If we could actually observe God observing us, that would greatly inhibit our freedom of will. That is exactly why we don’t see God. Even our beliefs about God can moderate our behavior, but that is a little different thing because we have choices concerning the things we desire to believe. Long ago in the garden of Eden, our ancestors chose to trust our own interpretation of morality and “scientific” knowledge, rather than God’s revelation concerning his creation. That often leaves us uncomfortable within ourselves over our pitiful choices.


Is it not very strange to be alive? If we ask the right questions, sometimes they will lead us to the correct answer. According to the logic of science, neither energy nor matter should arise out of nowhere and nothing.

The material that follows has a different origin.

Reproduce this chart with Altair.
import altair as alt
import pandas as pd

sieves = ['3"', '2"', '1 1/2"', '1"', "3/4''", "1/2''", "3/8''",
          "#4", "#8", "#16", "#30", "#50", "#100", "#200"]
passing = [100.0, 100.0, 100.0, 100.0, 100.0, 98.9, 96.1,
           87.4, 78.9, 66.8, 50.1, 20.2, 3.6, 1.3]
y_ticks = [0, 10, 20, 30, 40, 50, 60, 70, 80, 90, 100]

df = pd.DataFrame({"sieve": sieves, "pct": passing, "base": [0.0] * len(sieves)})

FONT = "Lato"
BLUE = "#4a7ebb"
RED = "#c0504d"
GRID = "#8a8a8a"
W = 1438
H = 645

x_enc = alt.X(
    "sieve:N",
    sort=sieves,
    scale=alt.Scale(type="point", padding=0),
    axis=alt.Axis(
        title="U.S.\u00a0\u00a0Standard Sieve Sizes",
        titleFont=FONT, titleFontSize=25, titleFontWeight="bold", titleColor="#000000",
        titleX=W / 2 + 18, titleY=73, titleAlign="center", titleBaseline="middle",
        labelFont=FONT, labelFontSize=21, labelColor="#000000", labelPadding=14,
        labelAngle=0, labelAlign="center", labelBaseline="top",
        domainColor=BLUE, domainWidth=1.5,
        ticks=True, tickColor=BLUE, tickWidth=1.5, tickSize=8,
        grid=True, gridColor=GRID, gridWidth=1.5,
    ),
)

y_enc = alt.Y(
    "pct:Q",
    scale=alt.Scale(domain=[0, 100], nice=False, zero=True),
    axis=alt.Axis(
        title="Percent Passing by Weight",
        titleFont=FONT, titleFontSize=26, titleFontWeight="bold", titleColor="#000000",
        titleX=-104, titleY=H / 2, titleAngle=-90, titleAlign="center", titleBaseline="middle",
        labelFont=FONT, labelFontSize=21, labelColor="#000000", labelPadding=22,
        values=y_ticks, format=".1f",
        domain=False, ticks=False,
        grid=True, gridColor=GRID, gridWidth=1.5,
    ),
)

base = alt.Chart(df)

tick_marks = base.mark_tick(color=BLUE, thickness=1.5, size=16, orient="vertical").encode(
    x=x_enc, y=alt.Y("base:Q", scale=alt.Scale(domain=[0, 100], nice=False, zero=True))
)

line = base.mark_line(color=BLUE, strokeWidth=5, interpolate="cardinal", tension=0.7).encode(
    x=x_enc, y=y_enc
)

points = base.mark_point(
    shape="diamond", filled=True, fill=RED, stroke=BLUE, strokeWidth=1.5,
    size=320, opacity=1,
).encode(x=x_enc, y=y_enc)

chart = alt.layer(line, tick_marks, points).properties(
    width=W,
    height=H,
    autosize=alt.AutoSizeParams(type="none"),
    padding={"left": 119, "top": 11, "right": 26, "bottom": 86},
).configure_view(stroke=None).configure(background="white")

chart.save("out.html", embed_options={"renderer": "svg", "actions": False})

Science cannot explain how anything existed to begin with, nor can they explain how all of the observable universe came from nothing.


Nothing would exist without God. We exist because God desired it to be so. We can live forever because of that very same being. It’s the time of the year when we celebrate the resurrection. Jesus is the bright and morning star (Revelation 22:16, “aster” in the Greek New Testament). Jesus is the star of Easter, believe in him, and live forever.